Faced with incidents like these, the Bradford County District Attorney's Office has now begun to take steps to make sure that the impact that the gas drilling industry is having on local crime and law enforcement is documented, Barrett said.
"I will send out a memorandum to various law enforcement agencies asking them to keep some sort of record of the impact of gas drilling on their resources," Barrett announced at the Bradford County Prison Board's meeting on Thursday. "If we keep track, maybe we'll be able to show a need for more resources."
Barrett said that in many cases, local police do not inquire whether a defendant is connected to the gas industry. But now he said he would like police to find out if there is such a connection.
Barrett said he will also ask the four magisterial district judges in the county to begin keeping records on the impact of the gas industry.
By documenting the impact that the gas industry is having on crime locally, the county may be able to secure federal or state grants to provide more resources for local police departments, Barrett said.
The documentation could also help convince the Pennsylvania Legislature to provide revenue from the proposed gas severance tax to counties and municipalities to address crime and other needs that stem from the growing gas industry, prison board members said.
Since there has been an increase in the local population due to the gas drilling industry, it is only to be expected that some of the local crimes are going to be committed by workers in the gas industry or by people coming to the county to look for work in the industry, Evans said.
"We have a population increase, and it will continue, I assume, far into the future," he said.
The effort to document the impact of the natural gas industry on local crime does not mean that there is "something negative about the gas industry," Barrett said, adding that the gas industry is welcome in the county.
The documentation is merely being done to an answer an "economic question" of whether the gas drilling industry has had "an effect on our needs and resources," Barrett said.
Barrett said he is trying to get the record-keeping in place by Jan. 1, 2010.
There have been 16 to 18 people in the gas drilling industry incarcerated at the Bradford County jail for various crimes, ranging from summary offenses to the felony assault case, said Quattrini, who added that he believes the 16 to 18 commitments to the jail occurred within the past year.
To put those numbers in context, there are 1,100 people committed to the jail each year, Evans said.
Barrett also pointed out at the meeting that family members of workers in the natural gas industry can also become victims and perpetrators of crime, as can unemployed people who come to the area searching for work in the natural gas industry.
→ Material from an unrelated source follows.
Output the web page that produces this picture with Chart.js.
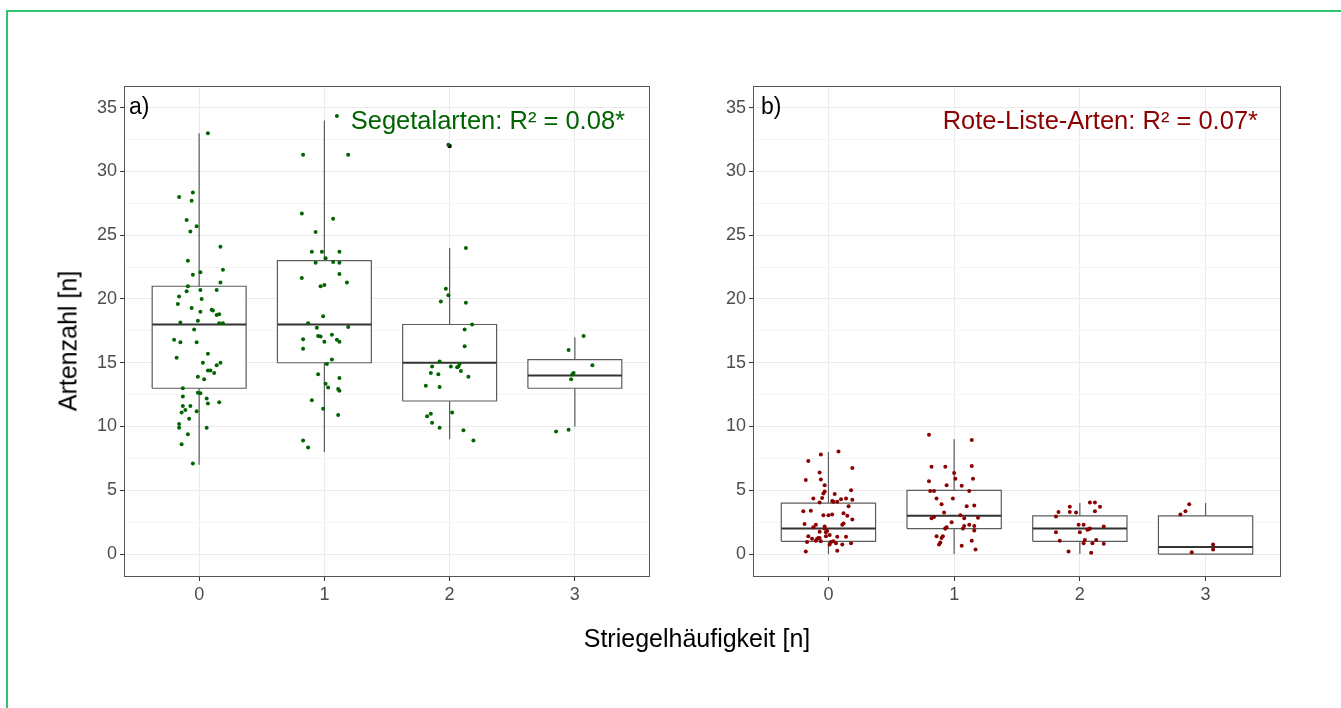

Barrett said the state police are concerned about the local impact of the natural gas industry and whether it will require them to commit more resources to the area.
Chesapeake Energy Corp. has also said it wants citizens to notify the company if they see a Chesapeake employee, or an employee of a contractor of Chesapeake, doing something wrong, so that Chesapeake can "take care of" the matter, according to McLinko. To that end, Chesapeake is encouraging citizens to write down the license plate of the vehicle of the employee, so that they can report it.
The Bradford County Prison Board oversees the operation of the county jail. Its members are the three Bradford County commissioners, Barrett, Evans and Bradford County Court Judge Maureen Beirne.